O desenraizamento é apontado pelo Papa como uma das fontes de uma “coisificação” humana. As raízes precisam ser amadas e cuidadas, pois permitem crescer e responder a novos desafios, afirma o Pontífice. E aos batizados e batizadas somam-se ainda as raízes do povo de Israel e da Igreja, enraizados também nelas se pode beber da alegria e inspiração para agir bem hoje. Também tocando no tema do encontro intercultural, Francisco afirma que: É a partir das nossas raízes que nos sentamos à mesa comum, lugar de diálogo e de esperanças compartilhadas (QA, n. 37).

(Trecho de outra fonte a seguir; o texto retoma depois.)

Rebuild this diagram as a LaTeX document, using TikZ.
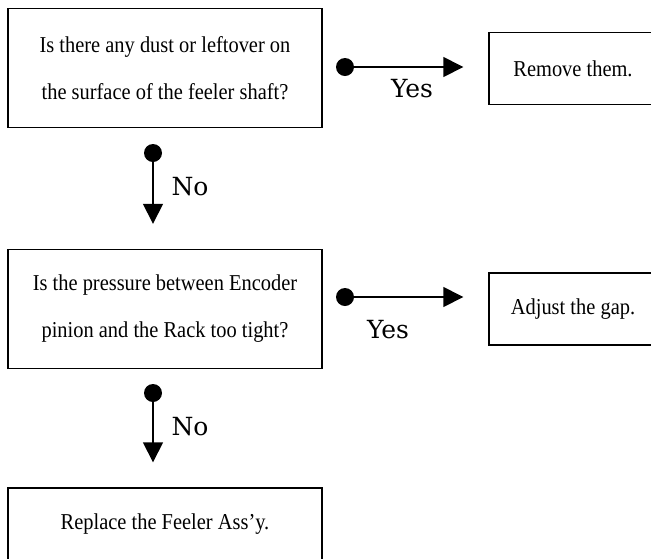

Na Viagem Apostólica ao Canadá
Entre os dias 24 e 30 de julho de 2022, como foi amplamente divulgado, o Papa Francisco fez a sua peregrinação penitencial, como ele mesmo definiu a viagem, ao Canadá. Um encontro marcado por profundo respeito e amor pelas raízes culturais dos povos autóctones. Desde a saudação no voo o tema das raízes foi tocado. Por estar comemorando o Dia dos Avós, enfatizou que eles recebem histórias, costumes e muitas coisas. E mais uma vez destacou as raízes como fonte de força para florescer e frutificar.
Percorrendo então as falas sobre a importância das raízes que nos vem da teologia e práxis do Papa Francisco percebemos o empenho que devemos ter para ajudar no enraizamento. Igualmente precisamos frear o desenraizamento de pessoas e comunidades. Conscientes e felizes com nossas origens podemos abraçar o presente com garra e colaborar na consolidação de um outro mundo possível. Diante de tudo isso encontramos nossa raiz na graça e no amor da Trindade.